Why Google are so good at ‘managing’ their staff

Google did their own manager research and found that the most important attribute of a good manager was that they had to be a good coach and empower their team. So how can you be a coach AND a manager?

A manager – controls staff and is focused on the results of right now. They are successful in their ability to delegate responsibilities and always get the job done. They believe their employee’s potential is demonstrated in their abilities today. They care about the success of the business the most because they know it is the business who pays their staff’s wages.

A people coach – guides staff and is focused on the results for the future. They know their employee’s potential is important for results today, but they also understand that only a small part of their potential has been unlocked and with the further guidance they can only get better and better. They care about the success of their employees the most because they know it is their hard work which makes the company succeed and continue to make a profit.

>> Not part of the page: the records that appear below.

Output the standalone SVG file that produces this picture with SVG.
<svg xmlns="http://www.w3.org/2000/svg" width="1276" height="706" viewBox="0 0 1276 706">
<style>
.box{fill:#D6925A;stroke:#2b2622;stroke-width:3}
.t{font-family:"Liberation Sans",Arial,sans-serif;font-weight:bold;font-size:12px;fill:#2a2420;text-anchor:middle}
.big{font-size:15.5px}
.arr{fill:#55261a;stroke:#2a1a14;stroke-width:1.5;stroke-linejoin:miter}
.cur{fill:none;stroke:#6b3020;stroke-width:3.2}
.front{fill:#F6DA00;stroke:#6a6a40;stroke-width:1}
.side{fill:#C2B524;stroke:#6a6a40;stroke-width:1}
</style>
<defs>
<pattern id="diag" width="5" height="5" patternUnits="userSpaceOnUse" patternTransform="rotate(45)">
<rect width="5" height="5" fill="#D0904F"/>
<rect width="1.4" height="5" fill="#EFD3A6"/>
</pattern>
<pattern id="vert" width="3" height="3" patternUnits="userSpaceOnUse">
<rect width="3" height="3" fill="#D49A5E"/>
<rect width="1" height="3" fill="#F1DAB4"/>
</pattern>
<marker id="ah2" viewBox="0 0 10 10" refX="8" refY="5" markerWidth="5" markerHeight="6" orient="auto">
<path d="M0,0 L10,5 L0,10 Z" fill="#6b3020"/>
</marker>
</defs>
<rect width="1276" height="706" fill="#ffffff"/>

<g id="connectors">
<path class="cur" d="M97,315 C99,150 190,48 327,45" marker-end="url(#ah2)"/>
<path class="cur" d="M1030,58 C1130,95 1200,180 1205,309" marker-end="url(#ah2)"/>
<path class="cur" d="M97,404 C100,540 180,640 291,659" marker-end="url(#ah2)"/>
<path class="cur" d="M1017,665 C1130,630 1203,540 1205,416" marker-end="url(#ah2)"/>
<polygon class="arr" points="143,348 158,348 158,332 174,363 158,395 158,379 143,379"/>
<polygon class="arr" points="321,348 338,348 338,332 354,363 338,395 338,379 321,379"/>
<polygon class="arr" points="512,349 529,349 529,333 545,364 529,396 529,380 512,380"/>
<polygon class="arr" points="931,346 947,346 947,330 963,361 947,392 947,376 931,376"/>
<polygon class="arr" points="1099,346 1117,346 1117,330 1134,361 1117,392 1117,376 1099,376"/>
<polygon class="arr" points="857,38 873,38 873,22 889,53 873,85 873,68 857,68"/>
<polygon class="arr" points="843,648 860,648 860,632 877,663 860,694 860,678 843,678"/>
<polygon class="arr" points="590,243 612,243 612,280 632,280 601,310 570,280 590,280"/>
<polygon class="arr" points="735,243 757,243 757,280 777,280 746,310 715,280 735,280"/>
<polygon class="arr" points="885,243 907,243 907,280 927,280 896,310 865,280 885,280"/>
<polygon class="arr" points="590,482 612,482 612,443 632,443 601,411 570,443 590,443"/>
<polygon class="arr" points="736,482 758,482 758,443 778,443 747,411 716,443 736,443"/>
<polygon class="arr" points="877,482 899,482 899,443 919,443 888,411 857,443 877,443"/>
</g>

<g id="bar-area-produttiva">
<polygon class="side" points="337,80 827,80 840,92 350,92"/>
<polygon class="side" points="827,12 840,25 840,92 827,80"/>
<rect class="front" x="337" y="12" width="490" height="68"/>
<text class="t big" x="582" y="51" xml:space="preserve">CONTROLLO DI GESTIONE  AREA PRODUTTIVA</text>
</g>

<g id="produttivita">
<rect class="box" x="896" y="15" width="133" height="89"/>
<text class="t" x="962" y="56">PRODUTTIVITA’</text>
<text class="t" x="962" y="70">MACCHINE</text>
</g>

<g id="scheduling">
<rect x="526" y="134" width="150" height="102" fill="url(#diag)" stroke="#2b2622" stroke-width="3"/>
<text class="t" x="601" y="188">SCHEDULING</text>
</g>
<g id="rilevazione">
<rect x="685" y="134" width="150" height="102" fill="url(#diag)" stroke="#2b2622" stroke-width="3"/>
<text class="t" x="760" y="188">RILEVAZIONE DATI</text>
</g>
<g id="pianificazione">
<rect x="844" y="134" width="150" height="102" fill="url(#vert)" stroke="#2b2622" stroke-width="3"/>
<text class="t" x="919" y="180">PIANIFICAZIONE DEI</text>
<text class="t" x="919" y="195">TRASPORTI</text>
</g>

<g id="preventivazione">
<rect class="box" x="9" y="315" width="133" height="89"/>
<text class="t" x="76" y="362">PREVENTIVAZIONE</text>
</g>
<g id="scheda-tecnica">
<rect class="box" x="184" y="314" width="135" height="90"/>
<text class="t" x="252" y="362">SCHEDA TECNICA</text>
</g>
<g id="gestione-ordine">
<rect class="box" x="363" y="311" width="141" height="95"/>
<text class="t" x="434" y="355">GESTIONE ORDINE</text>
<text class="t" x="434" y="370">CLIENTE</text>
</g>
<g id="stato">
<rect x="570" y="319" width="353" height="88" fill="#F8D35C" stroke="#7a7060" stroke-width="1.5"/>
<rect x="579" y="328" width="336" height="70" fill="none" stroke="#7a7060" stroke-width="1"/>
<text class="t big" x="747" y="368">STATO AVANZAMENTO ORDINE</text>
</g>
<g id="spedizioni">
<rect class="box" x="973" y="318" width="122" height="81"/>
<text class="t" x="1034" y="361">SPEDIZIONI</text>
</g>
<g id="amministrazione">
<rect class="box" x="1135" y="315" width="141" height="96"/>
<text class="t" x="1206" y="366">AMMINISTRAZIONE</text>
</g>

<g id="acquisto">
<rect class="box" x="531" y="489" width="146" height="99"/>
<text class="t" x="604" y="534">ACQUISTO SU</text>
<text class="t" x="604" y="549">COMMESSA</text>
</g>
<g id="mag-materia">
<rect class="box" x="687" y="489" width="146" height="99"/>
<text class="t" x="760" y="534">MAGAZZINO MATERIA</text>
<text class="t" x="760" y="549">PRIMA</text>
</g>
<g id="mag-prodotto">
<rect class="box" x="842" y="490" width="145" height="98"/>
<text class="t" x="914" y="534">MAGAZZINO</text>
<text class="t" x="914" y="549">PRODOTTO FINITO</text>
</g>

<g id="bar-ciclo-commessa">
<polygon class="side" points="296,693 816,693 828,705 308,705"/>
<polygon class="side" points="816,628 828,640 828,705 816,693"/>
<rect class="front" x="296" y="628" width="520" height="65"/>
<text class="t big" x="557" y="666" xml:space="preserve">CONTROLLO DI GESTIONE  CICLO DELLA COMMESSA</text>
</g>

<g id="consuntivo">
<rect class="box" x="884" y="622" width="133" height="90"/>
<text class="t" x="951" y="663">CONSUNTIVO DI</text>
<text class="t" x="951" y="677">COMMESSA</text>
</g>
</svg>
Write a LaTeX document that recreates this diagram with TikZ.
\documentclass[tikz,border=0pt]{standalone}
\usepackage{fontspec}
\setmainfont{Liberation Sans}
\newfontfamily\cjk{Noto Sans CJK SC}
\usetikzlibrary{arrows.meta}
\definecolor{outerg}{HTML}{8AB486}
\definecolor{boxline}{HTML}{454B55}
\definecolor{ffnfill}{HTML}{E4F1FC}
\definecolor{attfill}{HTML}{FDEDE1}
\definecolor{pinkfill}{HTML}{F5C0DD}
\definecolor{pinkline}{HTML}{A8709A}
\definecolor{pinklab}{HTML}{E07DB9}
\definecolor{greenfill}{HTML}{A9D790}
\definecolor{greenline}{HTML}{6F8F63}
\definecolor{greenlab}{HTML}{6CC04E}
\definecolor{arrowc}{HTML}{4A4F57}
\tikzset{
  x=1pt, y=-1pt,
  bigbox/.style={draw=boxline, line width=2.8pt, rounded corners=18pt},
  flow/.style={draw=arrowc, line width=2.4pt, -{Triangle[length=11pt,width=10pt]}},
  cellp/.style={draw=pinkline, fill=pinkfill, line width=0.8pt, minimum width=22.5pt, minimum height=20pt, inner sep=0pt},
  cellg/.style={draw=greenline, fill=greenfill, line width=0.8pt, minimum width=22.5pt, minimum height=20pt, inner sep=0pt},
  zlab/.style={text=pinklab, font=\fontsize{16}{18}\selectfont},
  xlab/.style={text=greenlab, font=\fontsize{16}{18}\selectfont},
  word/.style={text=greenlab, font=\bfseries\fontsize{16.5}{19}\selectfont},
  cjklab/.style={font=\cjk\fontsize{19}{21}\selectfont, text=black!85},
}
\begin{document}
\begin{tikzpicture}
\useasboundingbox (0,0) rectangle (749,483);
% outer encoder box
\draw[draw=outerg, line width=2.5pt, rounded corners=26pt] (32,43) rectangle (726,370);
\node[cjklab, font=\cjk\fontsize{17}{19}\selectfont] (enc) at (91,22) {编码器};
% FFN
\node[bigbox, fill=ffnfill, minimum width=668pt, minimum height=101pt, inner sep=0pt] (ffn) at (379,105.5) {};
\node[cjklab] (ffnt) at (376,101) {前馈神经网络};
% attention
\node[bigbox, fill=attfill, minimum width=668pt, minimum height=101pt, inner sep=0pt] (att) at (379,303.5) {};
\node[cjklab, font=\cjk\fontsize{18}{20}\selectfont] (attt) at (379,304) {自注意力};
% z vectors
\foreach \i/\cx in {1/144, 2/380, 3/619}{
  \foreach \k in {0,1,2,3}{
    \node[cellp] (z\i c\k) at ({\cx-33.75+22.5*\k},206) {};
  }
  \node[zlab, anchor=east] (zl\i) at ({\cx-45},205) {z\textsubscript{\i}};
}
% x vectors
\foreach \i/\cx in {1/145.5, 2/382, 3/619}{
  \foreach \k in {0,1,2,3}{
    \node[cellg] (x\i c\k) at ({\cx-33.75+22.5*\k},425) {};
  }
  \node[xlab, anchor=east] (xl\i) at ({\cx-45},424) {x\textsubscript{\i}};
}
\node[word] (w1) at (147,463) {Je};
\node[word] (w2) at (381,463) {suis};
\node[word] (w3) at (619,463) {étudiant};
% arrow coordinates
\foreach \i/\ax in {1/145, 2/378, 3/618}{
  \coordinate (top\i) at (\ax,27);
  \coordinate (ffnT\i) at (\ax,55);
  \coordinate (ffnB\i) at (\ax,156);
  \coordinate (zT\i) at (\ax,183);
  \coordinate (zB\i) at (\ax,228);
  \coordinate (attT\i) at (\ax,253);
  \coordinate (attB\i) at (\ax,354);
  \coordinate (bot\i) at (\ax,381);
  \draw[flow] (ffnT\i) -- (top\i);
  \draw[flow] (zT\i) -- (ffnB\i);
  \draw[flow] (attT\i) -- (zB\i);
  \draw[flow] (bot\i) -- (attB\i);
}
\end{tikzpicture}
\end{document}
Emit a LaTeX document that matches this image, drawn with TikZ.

  1. Listen and let your staff provide the answer A good coach will let their staff answer their own questions. When you let them solve their own problems they develop rather than become dependent, which is how you create a successful team. The majority of time, staff only ask questions because they are insecure about their own intellect and they want to gauge your knowledge in comparison to their own. The more they learn to trust their own ideas the more confident and successful they will be.
  2. Be more personal – In order to be a coach you need to take away the scary boss facade, otherwise your staff will never allow you to coach them because they will be too afraid. You must get to know your employees very well so you can correctly understand their strengths and weaknesses. Someone who is intimidating and harsh is not a good coach.
  3. Empathise all of the time – Being a good coach means being able to understand why your staff do certain things and why they work the way that they work. It means you can understand other people’s points of view as well as your own. Having a good level of emotional intelligence will enable you to guide your employees in a way that empowers them and suits them best.
  4. Slow the pace – The easy option when managing is to do jobs yourself or tell staff how they should be done. However, when you slow down and allow them time to figure things out for themselves, you allow them to become more engaged and fulfilled in their role. This is because they are paving the way for themselves, they have a higher investment in their career because it is them who have paved the way rather than you doing it for them.
  5. Take yourself off of the pedestal – A good people developer doesn’t see themselves as better than or superior to their staff. They are level with everyone and see themselves as more of a facilitator of their staff’s success. Coaching is about recognising staff’s ability and getting them to be as good as they can be, rather than recognising their pitfalls and making it clear that you can do it better.
  6. Ask them more questions – If you ever see them handle a situation badly or do a task wrong, instead of immediately telling them what they did wrong, ask them a series of questions of why it was wrong and what they could have done better. This will allow them to think of alternative solutions to the problem and allow you to have a trusting relationship with them. They’ll feel more comfortable discussing their mistakes or flaws with you and this will help you coach them better.
  7.  Don’t switch your ‘coach mode’ on and off  A manager who coaches does so permanently and doesn’t just turn it on when it suits them e.g. at the easiest of times, when they are not rushed or stressed. They realise that coaching should be a continuous priority in order to gain the best results.
  8. Stopping moaning at employees – A bad manager moans at employees about business problems and the need for them to ramp up their performance. This does nothing but makes employees resent you and make their experience a negative one. Instead work out what the root cause of the problem is and try to fix it. e.g. shoes are not coming down to the shop floor fast enough, instead of moaning at the stock room person to be faster. Go upstairs and observe why they are not coming down fast enough. It could be that other members of staff are asking them to do things whilst they are upstairs as well, or that the tickets are not coming through fast enough. Of course if it is because they are simply being slow then you need to address the issue and perhaps coach them out. Which is also an essential part of being a good coach.
  9. Coaching someone out of a job – As well as recognising success, it is also your job to recognise when someone just isn’t going to get any better. The best thing you can do for that employee is to coach them out. It can be embarrassing and humiliating for them if they are struggling or simply aren’t hitting targets time and time again. Simply talk to them and tell them the expectations which were set out when they started their job and how they are not meeting them. The majority of the time they will already know that they are not. Of course, this should be a last resort and the conversation you have after many conversations before, discussing their performance and trying to coach them to do better.